Copy the lines of the data below exactly, starting at the first and stopping after the line that contains "import plotly.graph_objects as go"; include no pictures.
___
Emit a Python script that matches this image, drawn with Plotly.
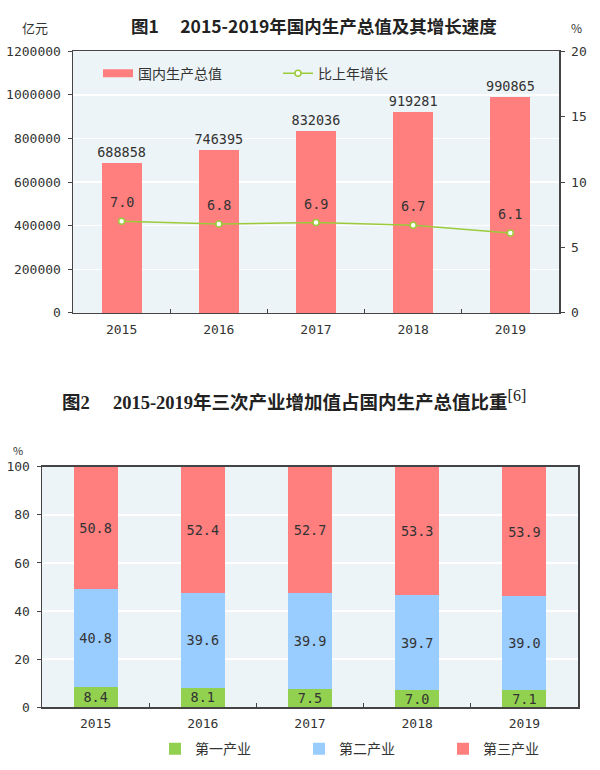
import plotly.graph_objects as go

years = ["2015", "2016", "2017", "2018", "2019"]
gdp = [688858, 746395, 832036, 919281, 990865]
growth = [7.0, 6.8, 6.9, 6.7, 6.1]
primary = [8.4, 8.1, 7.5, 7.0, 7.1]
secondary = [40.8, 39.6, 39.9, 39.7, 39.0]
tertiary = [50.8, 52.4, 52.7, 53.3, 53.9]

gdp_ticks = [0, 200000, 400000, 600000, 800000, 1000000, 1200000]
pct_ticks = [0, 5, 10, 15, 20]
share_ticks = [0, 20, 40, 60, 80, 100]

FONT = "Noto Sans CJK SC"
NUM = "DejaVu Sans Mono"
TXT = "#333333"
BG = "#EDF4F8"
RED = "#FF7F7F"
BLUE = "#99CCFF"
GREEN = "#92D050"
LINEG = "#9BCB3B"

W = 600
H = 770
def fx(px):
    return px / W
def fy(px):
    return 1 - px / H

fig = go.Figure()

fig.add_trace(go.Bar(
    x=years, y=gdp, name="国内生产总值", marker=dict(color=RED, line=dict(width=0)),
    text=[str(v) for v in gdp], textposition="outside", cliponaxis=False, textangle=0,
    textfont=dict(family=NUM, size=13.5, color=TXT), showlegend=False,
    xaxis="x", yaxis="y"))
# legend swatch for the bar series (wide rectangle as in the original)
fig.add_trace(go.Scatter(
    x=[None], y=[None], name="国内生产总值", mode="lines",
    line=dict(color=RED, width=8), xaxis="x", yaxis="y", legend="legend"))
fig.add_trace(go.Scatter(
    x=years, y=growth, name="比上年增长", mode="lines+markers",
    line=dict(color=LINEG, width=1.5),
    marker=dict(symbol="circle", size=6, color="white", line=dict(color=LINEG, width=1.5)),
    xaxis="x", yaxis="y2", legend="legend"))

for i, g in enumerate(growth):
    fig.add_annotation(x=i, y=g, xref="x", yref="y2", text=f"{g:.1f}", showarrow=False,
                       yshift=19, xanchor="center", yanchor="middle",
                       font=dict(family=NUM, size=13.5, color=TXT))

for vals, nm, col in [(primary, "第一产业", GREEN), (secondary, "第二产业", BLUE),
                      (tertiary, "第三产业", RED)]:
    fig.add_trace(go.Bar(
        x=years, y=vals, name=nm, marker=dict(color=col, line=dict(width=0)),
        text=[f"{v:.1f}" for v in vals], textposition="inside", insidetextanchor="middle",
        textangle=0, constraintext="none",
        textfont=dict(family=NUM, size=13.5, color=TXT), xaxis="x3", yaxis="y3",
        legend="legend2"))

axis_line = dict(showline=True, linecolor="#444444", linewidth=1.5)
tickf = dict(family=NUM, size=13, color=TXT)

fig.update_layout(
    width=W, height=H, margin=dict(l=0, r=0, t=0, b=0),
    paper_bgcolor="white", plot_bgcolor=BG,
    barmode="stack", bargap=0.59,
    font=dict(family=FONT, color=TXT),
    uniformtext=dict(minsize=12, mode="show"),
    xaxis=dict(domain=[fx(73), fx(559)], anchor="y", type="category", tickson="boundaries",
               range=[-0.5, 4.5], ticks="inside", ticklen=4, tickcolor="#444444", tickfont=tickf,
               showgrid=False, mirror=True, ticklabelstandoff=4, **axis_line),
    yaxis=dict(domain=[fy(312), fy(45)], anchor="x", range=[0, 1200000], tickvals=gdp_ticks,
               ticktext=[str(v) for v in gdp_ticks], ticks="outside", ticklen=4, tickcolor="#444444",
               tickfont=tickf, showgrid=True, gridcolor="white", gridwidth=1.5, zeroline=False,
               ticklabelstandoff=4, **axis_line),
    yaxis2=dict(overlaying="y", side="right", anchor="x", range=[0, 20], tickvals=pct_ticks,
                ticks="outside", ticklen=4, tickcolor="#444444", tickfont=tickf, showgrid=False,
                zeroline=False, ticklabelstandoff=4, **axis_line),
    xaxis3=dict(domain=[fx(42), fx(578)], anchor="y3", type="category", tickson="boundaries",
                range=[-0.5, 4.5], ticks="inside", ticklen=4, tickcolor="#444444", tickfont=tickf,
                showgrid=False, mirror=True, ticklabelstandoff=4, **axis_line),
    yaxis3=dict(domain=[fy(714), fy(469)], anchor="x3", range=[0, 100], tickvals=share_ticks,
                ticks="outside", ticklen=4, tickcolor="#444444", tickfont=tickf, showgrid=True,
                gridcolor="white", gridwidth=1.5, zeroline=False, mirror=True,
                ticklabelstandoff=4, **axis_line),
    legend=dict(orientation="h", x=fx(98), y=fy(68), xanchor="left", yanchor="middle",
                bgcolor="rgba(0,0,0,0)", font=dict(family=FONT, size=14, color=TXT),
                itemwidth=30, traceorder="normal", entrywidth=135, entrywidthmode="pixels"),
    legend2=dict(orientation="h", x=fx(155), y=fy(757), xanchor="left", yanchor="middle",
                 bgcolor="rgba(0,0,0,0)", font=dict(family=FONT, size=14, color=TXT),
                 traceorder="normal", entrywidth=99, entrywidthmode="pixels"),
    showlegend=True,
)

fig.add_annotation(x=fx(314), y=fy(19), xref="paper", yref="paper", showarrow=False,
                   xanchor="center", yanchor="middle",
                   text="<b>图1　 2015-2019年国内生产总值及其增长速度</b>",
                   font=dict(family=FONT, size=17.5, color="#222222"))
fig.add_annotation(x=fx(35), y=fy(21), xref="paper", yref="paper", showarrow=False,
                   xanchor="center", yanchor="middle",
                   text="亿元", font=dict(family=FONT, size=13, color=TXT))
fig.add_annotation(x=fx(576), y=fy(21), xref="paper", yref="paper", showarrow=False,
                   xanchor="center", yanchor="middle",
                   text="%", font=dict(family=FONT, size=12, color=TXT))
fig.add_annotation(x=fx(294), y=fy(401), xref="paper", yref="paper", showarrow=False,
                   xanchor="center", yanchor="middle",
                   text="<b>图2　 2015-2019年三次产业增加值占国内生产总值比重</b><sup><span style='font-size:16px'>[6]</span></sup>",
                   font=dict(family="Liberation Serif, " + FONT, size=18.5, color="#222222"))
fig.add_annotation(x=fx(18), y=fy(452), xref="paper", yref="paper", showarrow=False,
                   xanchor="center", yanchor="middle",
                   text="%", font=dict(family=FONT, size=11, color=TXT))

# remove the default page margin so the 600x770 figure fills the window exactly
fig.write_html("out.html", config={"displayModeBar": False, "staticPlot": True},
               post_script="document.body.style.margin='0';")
___
→ The answer
Emit a Python script that matches this image, drawn with Plotly.
import plotly.graph_objects as go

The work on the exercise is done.